Entries taken from a collection:
____

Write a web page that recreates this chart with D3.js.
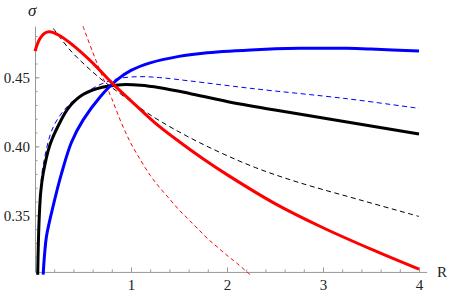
<!DOCTYPE html>
<html lang="en">
<head>
<meta charset="UTF-8">
<title>sigma vs R</title>
<style>
  *{margin:0;padding:0;}
  body{background:#fff;}
  #container{width:450px;height:294px;}
</style>
</head>
<body>
<div id="container"></div>
<script src="https://cdn.jsdelivr.net/npm/d3@7"></script>
<script>
// curves: R values and sigma values
var blackR   = [0.028,0.035,0.045,0.06,0.087,0.155,0.25,0.35,0.5,0.7,0.9,1.1,1.3,1.6,2.0,2.5,3.0,3.5,4.0]
var blackS   = [0.307,0.33,0.35,0.367,0.381,0.401,0.416,0.428,0.4375,0.4428,0.4447,0.4443,0.4425,0.4385,0.4325,0.4263,0.4205,0.4148,0.409]
var blueR    = [0.085,0.1,0.12,0.19,0.275,0.38,0.5,0.68,0.85,1.0,1.2,1.5,1.75,2.25,2.75,3.25,3.5,4.0]
var blueS    = [0.307,0.322,0.335,0.357,0.380,0.403,0.419,0.436,0.448,0.455,0.4605,0.4652,0.4675,0.4698,0.471,0.471,0.4705,0.469]
var redR     = [0,0.05,0.1,0.15,0.25,0.4,0.6,0.8,1.0,1.25,1.5,1.75,2.0,2.5,3.0,3.5,4.0]
var redS     = [0.469,0.478,0.482,0.483,0.4805,0.473,0.4605,0.446,0.433,0.417,0.4035,0.391,0.3795,0.3585,0.341,0.3255,0.311]
var blueDR   = [0.028,0.035,0.045,0.06,0.087,0.19,0.365,0.54,0.71,0.885,1.09,1.3,1.6,2.25,3.25,4.0]
var blueDS   = [0.307,0.335,0.355,0.372,0.387,0.414,0.431,0.4396,0.4457,0.4493,0.4505,0.4498,0.4475,0.442,0.4345,0.4275]
var blackDR  = [0.19,0.365,0.54,0.71,0.9,1.23,1.58,1.93,2.3,2.73,3.42,4.0]
var blackDS  = [0.4855,0.4698,0.4577,0.4475,0.4375,0.4215,0.4075,0.3955,0.3845,0.3742,0.3605,0.3492]
var redDR    = [0.5,0.6,0.7,0.8,0.9,1.0,1.1,1.2,1.3,1.4,1.5,1.6,1.7,1.8,1.9,2.0,2.1,2.24]
var redDS    = [0.487,0.4685,0.451,0.4345,0.417,0.402,0.390,0.379,0.370,0.362,0.354,0.347,0.340,0.333,0.327,0.321,0.3155,0.307]

var xTicks = [1,2,3,4]
var yTicks = [0.35,0.40,0.45]

var W = 450, H = 294
var serif = '"Liberation Serif","Times New Roman","DejaVu Serif",serif'
var svg = d3.select('#container').append('svg').attr('width', W).attr('height', H)

var x = d3.scaleLinear().domain([0, 4]).range([35, 419])
var y = d3.scaleLinear().domain([0.3075, 0.4872]).range([274, 26])
var yAxisAt = 0.309

svg.append('clipPath').attr('id', 'clip')
  .append('rect').attr('x', 33).attr('y', 26).attr('width', 400).attr('height', 249)

// axes (ticks point inward like mathematica)
var xMinor = d3.range(1, 21).map(function(i){return i*0.2})
var yMinor = d3.range(31, 49).map(function(i){return i/100})

var gx = svg.append('g').attr('transform', `translate(0,${y(yAxisAt)})`)
gx.call(d3.axisBottom(d3.scaleLinear().domain([0, 4.08]).range([35, x(4.08)]))
  .tickValues(xMinor).tickSizeInner(-2.5).tickSizeOuter(0).tickFormat(''))
var gxMaj = gx.append('g').call(d3.axisBottom(x).tickValues(xTicks).tickSizeInner(-4.5).tickSizeOuter(0)
  .tickPadding(6).tickFormat(d3.format('d')))
gxMaj.select('.domain').remove()
gx.selectAll('text').attr('dy', '0.8em')

var gy = svg.append('g').attr('transform', 'translate(35,0)')
gy.call(d3.axisLeft(d3.scaleLinear().domain([yAxisAt, 0.4872]).range([y(yAxisAt), y(0.4872)]))
  .tickValues(yMinor).tickSizeInner(-2.5).tickSizeOuter(0).tickFormat(''))
var gyMaj = gy.append('g').call(d3.axisLeft(y).tickValues(yTicks).tickSizeInner(-4.5).tickSizeOuter(0)
  .tickPadding(5).tickFormat(d3.format('.2f')))
gyMaj.select('.domain').remove()

svg.selectAll('.domain').attr('stroke', '#999')
svg.selectAll('.tick line').attr('stroke', '#999')
svg.selectAll('.tick text').style('font-family', serif).style('font-size', '15px').style('fill', '#222')

svg.append('text').text('R').attr('x', 437).attr('y', y(yAxisAt)).attr('dy', '0.35em')
  .style('font-family', serif).style('font-size', '15px').style('fill', '#222')
svg.append('text').text('σ').attr('x', 28).attr('y', 16)
  .style('font-family', serif).style('font-style', 'italic')
  .style('font-size', '17px').style('fill', '#222')

// curves
var line = d3.line().x(function(d){return x(d[0])}).y(function(d){return y(d[1])}).curve(d3.curveCatmullRom.alpha(0.5))
function pts(a, b){return a.map(function(v, i){return [v, b[i]]})}

var plot = svg.append('g').attr('clip-path', 'url(#clip)')
var curves = [
  {d: pts(redDR, redDS), c: '#ff0000', w: 1, dash: '4,3'},
  {d: pts(blackDR, blackDS), c: '#000', w: 1, dash: '5,3.5'},
  {d: pts(blueDR, blueDS), c: '#0000ff', w: 1, dash: '5,3.5'},
  {d: pts(blackR, blackS), c: '#000', w: 3},
  {d: pts(blueR, blueS), c: '#0000ff', w: 3},
  {d: pts(redR, redS), c: '#ff0000', w: 3}
]
curves.forEach(function(s){
  plot.append('path').attr('d', line(s.d))
    .attr('fill', 'none').attr('stroke', s.c).attr('stroke-width', s.w)
    .attr('stroke-dasharray', s.dash || null)
})
</script>
</body>
</html>
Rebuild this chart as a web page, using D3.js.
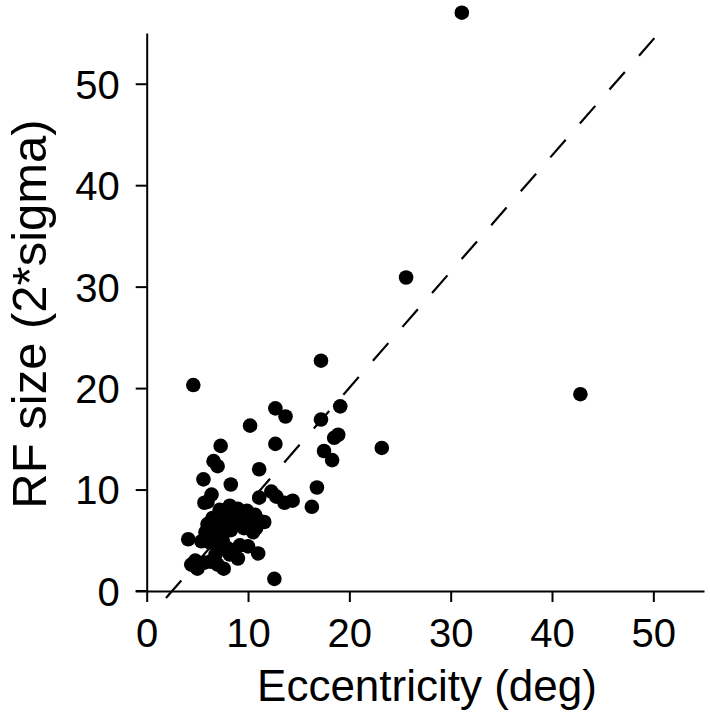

____

[Task brief] Transcribe the whole listing exactly. Pictures stay out of your copy.

[Full solution]
Write a web page that recreates this chart with D3.js.
<!DOCTYPE html>
<html lang="en">
<head>
<meta charset="UTF-8">
<title>sigma vs R</title>
<style>
  *{margin:0;padding:0;}
  body{background:#fff;}
  #container{width:450px;height:294px;}
</style>
</head>
<body>
<div id="container"></div>
<script src="https://cdn.jsdelivr.net/npm/d3@7"></script>
<script>
// curves: R values and sigma values
var blackR   = [0.028,0.035,0.045,0.06,0.087,0.155,0.25,0.35,0.5,0.7,0.9,1.1,1.3,1.6,2.0,2.5,3.0,3.5,4.0]
var blackS   = [0.307,0.33,0.35,0.367,0.381,0.401,0.416,0.428,0.4375,0.4428,0.4447,0.4443,0.4425,0.4385,0.4325,0.4263,0.4205,0.4148,0.409]
var blueR    = [0.085,0.1,0.12,0.19,0.275,0.38,0.5,0.68,0.85,1.0,1.2,1.5,1.75,2.25,2.75,3.25,3.5,4.0]
var blueS    = [0.307,0.322,0.335,0.357,0.380,0.403,0.419,0.436,0.448,0.455,0.4605,0.4652,0.4675,0.4698,0.471,0.471,0.4705,0.469]
var redR     = [0,0.05,0.1,0.15,0.25,0.4,0.6,0.8,1.0,1.25,1.5,1.75,2.0,2.5,3.0,3.5,4.0]
var redS     = [0.469,0.478,0.482,0.483,0.4805,0.473,0.4605,0.446,0.433,0.417,0.4035,0.391,0.3795,0.3585,0.341,0.3255,0.311]
var blueDR   = [0.028,0.035,0.045,0.06,0.087,0.19,0.365,0.54,0.71,0.885,1.09,1.3,1.6,2.25,3.25,4.0]
var blueDS   = [0.307,0.335,0.355,0.372,0.387,0.414,0.431,0.4396,0.4457,0.4493,0.4505,0.4498,0.4475,0.442,0.4345,0.4275]
var blackDR  = [0.19,0.365,0.54,0.71,0.9,1.23,1.58,1.93,2.3,2.73,3.42,4.0]
var blackDS  = [0.4855,0.4698,0.4577,0.4475,0.4375,0.4215,0.4075,0.3955,0.3845,0.3742,0.3605,0.3492]
var redDR    = [0.5,0.6,0.7,0.8,0.9,1.0,1.1,1.2,1.3,1.4,1.5,1.6,1.7,1.8,1.9,2.0,2.1,2.24]
var redDS    = [0.487,0.4685,0.451,0.4345,0.417,0.402,0.390,0.379,0.370,0.362,0.354,0.347,0.340,0.333,0.327,0.321,0.3155,0.307]

var xTicks = [1,2,3,4]
var yTicks = [0.35,0.40,0.45]

var W = 450, H = 294
var serif = '"Liberation Serif","Times New Roman","DejaVu Serif",serif'
var svg = d3.select('#container').append('svg').attr('width', W).attr('height', H)

var x = d3.scaleLinear().domain([0, 4]).range([35, 419])
var y = d3.scaleLinear().domain([0.3075, 0.4872]).range([274, 26])
var yAxisAt = 0.309

svg.append('clipPath').attr('id', 'clip')
  .append('rect').attr('x', 33).attr('y', 26).attr('width', 400).attr('height', 249)

// axes (ticks point inward like mathematica)
var xMinor = d3.range(1, 21).map(function(i){return i*0.2})
var yMinor = d3.range(31, 49).map(function(i){return i/100})

var gx = svg.append('g').attr('transform', `translate(0,${y(yAxisAt)})`)
gx.call(d3.axisBottom(d3.scaleLinear().domain([0, 4.08]).range([35, x(4.08)]))
  .tickValues(xMinor).tickSizeInner(-2.5).tickSizeOuter(0).tickFormat(''))
var gxMaj = gx.append('g').call(d3.axisBottom(x).tickValues(xTicks).tickSizeInner(-4.5).tickSizeOuter(0)
  .tickPadding(6).tickFormat(d3.format('d')))
gxMaj.select('.domain').remove()
gx.selectAll('text').attr('dy', '0.8em')

var gy = svg.append('g').attr('transform', 'translate(35,0)')
gy.call(d3.axisLeft(d3.scaleLinear().domain([yAxisAt, 0.4872]).range([y(yAxisAt), y(0.4872)]))
  .tickValues(yMinor).tickSizeInner(-2.5).tickSizeOuter(0).tickFormat(''))
var gyMaj = gy.append('g').call(d3.axisLeft(y).tickValues(yTicks).tickSizeInner(-4.5).tickSizeOuter(0)
  .tickPadding(5).tickFormat(d3.format('.2f')))
gyMaj.select('.domain').remove()

svg.selectAll('.domain').attr('stroke', '#999')
svg.selectAll('.tick line').attr('stroke', '#999')
svg.selectAll('.tick text').style('font-family', serif).style('font-size', '15px').style('fill', '#222')

svg.append('text').text('R').attr('x', 437).attr('y', y(yAxisAt)).attr('dy', '0.35em')
  .style('font-family', serif).style('font-size', '15px').style('fill', '#222')
svg.append('text').text('σ').attr('x', 28).attr('y', 16)
  .style('font-family', serif).style('font-style', 'italic')
  .style('font-size', '17px').style('fill', '#222')

// curves
var line = d3.line().x(function(d){return x(d[0])}).y(function(d){return y(d[1])}).curve(d3.curveCatmullRom.alpha(0.5))
function pts(a, b){return a.map(function(v, i){return [v, b[i]]})}

var plot = svg.append('g').attr('clip-path', 'url(#clip)')
var curves = [
  {d: pts(redDR, redDS), c: '#ff0000', w: 1, dash: '4,3'},
  {d: pts(blackDR, blackDS), c: '#000', w: 1, dash: '5,3.5'},
  {d: pts(blueDR, blueDS), c: '#0000ff', w: 1, dash: '5,3.5'},
  {d: pts(blackR, blackS), c: '#000', w: 3},
  {d: pts(blueR, blueS), c: '#0000ff', w: 3},
  {d: pts(redR, redS), c: '#ff0000', w: 3}
]
curves.forEach(function(s){
  plot.append('path').attr('d', line(s.d))
    .attr('fill', 'none').attr('stroke', s.c).attr('stroke-width', s.w)
    .attr('stroke-dasharray', s.dash || null)
})
</script>
</body>
</html>
Rebuild this chart as a web page, using D3.js.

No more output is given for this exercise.